Article from press (2).(re John Grantham)

Claire elliot




09:00 - 29 March 2005

An Eccentric inventor who spent the last few years making toys for a new cartoon, based on his two pet cows, has lost his battle against cancer.

John Grantham, whose Highland cattle Clootie and Dumpling, are poised to be the next worldwide craze in children's cartoons, died at his Aberdeenshire home on Friday, with his family by his side.

The 62-year-old, who had part of his kidney removed as result of a tumour two-and-a-half years ago, was diagnosed with secondary bone cancer at the end of last year.

Mr Grantham, from Kemnay, never liked to broadcast his illness and few people knew how serious his condition was.

He loved publicity, however, and will forever be remembered for his inventions, which among others, include upstairs fire escape routes for his cats and a steam-driven walking stick for his sister.

His wife Suzie, of 21 years, said there was no better word to describe him other than "unique".

She said: "We were married 21 years and I don't think I have hit the ground yet.
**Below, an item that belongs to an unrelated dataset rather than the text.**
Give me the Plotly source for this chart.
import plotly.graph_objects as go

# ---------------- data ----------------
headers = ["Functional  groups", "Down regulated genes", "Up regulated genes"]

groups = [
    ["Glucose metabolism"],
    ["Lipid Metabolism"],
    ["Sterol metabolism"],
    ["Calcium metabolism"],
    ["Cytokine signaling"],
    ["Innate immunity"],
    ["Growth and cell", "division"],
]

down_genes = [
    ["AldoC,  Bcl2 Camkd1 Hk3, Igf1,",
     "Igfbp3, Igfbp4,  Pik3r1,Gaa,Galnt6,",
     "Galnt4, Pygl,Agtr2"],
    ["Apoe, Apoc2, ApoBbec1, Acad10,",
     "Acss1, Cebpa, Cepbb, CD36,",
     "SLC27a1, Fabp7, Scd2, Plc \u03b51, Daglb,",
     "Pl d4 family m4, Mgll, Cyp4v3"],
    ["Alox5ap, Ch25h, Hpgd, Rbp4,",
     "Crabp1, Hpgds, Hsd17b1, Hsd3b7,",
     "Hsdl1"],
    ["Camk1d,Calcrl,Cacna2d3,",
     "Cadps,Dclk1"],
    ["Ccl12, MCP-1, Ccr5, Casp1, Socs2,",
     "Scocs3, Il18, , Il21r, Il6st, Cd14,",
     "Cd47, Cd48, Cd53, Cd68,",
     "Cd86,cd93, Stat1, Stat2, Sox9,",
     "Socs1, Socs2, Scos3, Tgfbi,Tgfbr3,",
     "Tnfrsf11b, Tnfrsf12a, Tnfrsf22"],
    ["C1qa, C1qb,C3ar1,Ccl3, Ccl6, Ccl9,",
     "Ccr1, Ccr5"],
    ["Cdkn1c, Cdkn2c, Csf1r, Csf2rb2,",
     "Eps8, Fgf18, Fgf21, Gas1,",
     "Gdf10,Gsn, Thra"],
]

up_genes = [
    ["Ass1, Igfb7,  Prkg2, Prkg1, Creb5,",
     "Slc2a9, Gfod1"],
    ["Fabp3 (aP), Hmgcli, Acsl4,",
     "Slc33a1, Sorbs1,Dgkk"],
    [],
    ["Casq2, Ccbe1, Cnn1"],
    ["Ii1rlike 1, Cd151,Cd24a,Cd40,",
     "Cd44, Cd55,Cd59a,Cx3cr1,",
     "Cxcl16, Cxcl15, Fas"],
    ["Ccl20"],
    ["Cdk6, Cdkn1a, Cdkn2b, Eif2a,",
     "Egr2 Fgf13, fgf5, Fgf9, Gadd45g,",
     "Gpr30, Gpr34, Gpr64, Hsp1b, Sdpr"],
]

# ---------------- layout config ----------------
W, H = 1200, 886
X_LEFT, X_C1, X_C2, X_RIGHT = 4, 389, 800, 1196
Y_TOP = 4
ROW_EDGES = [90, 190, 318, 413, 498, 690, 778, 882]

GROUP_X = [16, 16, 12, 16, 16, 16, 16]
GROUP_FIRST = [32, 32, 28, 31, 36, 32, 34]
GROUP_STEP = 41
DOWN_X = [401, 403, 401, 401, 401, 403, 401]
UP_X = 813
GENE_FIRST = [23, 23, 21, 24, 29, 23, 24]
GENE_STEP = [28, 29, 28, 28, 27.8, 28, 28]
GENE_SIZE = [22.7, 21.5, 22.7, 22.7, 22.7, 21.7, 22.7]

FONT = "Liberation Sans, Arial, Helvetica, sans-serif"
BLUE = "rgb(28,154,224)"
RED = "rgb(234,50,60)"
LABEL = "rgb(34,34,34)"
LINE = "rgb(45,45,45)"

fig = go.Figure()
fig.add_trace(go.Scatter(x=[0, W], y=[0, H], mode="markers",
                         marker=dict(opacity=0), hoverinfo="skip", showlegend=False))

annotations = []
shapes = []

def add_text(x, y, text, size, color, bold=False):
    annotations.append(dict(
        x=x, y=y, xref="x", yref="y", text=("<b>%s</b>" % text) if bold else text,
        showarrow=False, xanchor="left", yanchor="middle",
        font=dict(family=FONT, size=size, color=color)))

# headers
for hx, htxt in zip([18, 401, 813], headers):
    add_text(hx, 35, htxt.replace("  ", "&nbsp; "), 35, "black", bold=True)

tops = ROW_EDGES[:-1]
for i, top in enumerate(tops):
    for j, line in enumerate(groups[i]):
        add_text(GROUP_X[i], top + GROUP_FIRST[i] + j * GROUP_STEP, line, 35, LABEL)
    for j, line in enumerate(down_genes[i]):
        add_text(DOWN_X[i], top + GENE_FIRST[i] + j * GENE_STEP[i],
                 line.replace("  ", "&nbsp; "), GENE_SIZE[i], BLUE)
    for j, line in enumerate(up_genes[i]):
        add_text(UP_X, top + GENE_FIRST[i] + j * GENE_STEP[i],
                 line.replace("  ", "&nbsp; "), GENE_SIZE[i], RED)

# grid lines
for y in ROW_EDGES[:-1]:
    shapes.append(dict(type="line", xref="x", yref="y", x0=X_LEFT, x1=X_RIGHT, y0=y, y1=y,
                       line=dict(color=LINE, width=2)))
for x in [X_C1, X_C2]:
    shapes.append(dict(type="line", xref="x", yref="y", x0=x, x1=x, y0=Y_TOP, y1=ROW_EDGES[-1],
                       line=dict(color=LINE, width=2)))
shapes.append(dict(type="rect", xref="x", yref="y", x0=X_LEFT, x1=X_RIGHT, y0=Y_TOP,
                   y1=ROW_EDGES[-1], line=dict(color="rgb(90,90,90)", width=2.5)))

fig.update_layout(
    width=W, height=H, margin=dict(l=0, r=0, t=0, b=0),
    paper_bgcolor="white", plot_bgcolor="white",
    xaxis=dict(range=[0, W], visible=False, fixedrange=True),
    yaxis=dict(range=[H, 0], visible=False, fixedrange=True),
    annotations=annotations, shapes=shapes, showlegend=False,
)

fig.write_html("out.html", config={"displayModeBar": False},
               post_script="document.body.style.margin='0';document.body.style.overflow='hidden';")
There was never a dull moment. I had a wonderful life with him. He was eccentric and a gentleman and there will never ever be anyone else like him.
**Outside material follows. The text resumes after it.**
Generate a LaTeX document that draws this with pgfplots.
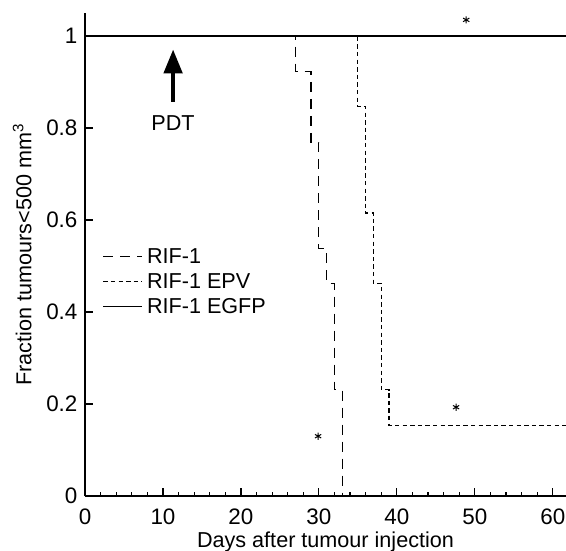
\documentclass[border=0pt]{standalone}
\usepackage{fontspec}
\setmainfont{Liberation Sans}
\usepackage{pgfplots}
\pgfplotsset{compat=1.18}
\usetikzlibrary{arrows.meta}

\begin{document}
\fontsize{10.8}{13}\selectfont
\begin{tikzpicture}
\begin{axis}[
  name=ax,
  scale only axis,
  width=240.5pt, height=241.5pt,
  xmin=0, xmax=61.7, ymin=0, ymax=1.05,
  axis lines=left,
  axis line style={-, line width=0.75pt},
  xtick={0,10,...,60},
  ytick={0,0.2,...,1},
  yticklabels={0,0.2,0.4,0.6,0.8,1},
  minor x tick num=4,
  tick align=inside,
  major tick length=4pt,
  minor tick length=2pt,
  tick style={line width=0.6pt, black},
  /pgf/number format/assume math mode=true,
  ticklabel style={font=\fontsize{11.2}{13}\selectfont},
  xticklabel style={yshift=-2.5pt},
  xlabel={Days after tumour injection},
  ylabel={Fraction tumours<500 mm\textsuperscript{3}},
  xlabel style={yshift=3.5pt},
  legend image code/.code={\draw[#1] (0pt,0pt) -- (19.5pt,0pt);},
  legend style={draw=none, fill=none, at={(axis cs:2.2,0.552)}, anchor=north west,
    inner sep=0pt, row sep=-1.6pt, font=\fontsize{10.8}{13}\selectfont,
    cells={anchor=west, inner sep=0pt, text height=8.5pt, text depth=3.3pt},
    /tikz/every even column/.append style={column sep=7pt}},
  every axis plot/.append style={line width=0.6pt, black},
]

% RIF-1
\addplot[const plot, dash pattern=on 5pt off 3.5pt]
  coordinates {(0,1)(27,0.923)(29,0.769)(30,0.538)(31,0.462)(32,0.231)(33,0)};
\addlegendentry{RIF-1}

% RIF-1 EPV
\addplot[const plot, dash pattern=on 2.2pt off 1.6pt]
  coordinates {(0,1)(35,0.846)(36,0.615)(37,0.462)(38,0.231)(39,0.154)(61.7,0.154)};
\addlegendentry{RIF-1 EPV}

% RIF-1 EGFP
\addplot[solid, line width=0.75pt]
  coordinates {(0,1)(61.7,1)};
\addlegendentry{RIF-1 EGFP}

% significance marks
\addplot[forget plot, only marks, mark=asterisk, mark size=1.8pt, line width=0.5pt]
  coordinates {(48.9,1.035)(29.9,0.13)(47.6,0.193)};

\draw[line width=2.3pt, -{Triangle[length=12pt,width=9pt]}]
  (axis cs:11.3,0.857) -- (axis cs:11.3,0.971);
\node at (axis cs:11.3,0.81) {PDT};
\end{axis}
\pgfresetboundingbox
\path ([xshift=-42.5pt,yshift=-27pt]ax.south west) rectangle ([yshift=6.5pt]ax.north east);
\end{tikzpicture}
\end{document}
"He was just a unique person. There is not anything else you could say that sums him up in a better word. Everyone liked him and he never said a bad word about anyone. He saw the best of everything and the best in everyone."

Mr Grantham, who started his career as an apprentice engineer in the Royal Navy in 1957 became a helicopter pilot in 1964. Much of his time was spent travelling to Europe and the Middle East and until September last year he was a pilot for the Saudi Arabian royal family.

During this time he also came up with various inventions, including his award-winning Easisteer shopping trolley steering device.

In the last few years, however, working with Mallard Media Services, on the cartoon based on his pet bulls, 'Was the best thing in the world" to him. The series, Over The Moon, is written by former Grampian TV presenter Margaret Donald.

Mrs Grantham, 55, said: "He made the prototypes for the toys in between being a helicopter pilot for the Saudi royal family. He used to work from March until September and for the other five months he would spend a lot of his time in his workshop."

His daughter, Sacha Needham, 34, said her father had a great sense of humour and always made time for everyone. She added: "It was always an adventure with dad. You couldn't just go for a walk in the woods without it being turned into an adventure."

Even a picnic was no ordinary event, she explained, as nothing less would do than for him to travel into the country with his Rolls Royce, Rosie, equipped with a wooden table, checkered table cloth, picnic basket and chilled Champagne. She added: "He had a lovely aura.

Mr Grantham, who won Scottish Inventor of the Year award in 1990, was also involved with Remap, an organisation which helps design gadgets for disabled people.

Mrs Grantham said: "He just helped so many people and he just loved to do things that were different.

She added: 'There have been a lot of tears since he died but there has also been a lot of laughter because when you think of something he did it makes you laugh."

Mr Grantham, who is also survived by his son Andrew and four grandchildren, Eloise, six, Lauren, four, Laila, four, and Joe, three, is to be cremated alongside an A4 pad and pencil, as he was always jotting down ideas.
A celebration of his life will be held at Aberdeen crematorium's west chapel on Friday at 11.05am. Donations can be made in lieu of flowers to the RNLI, of which Mr Grantham was a lifelong supporter.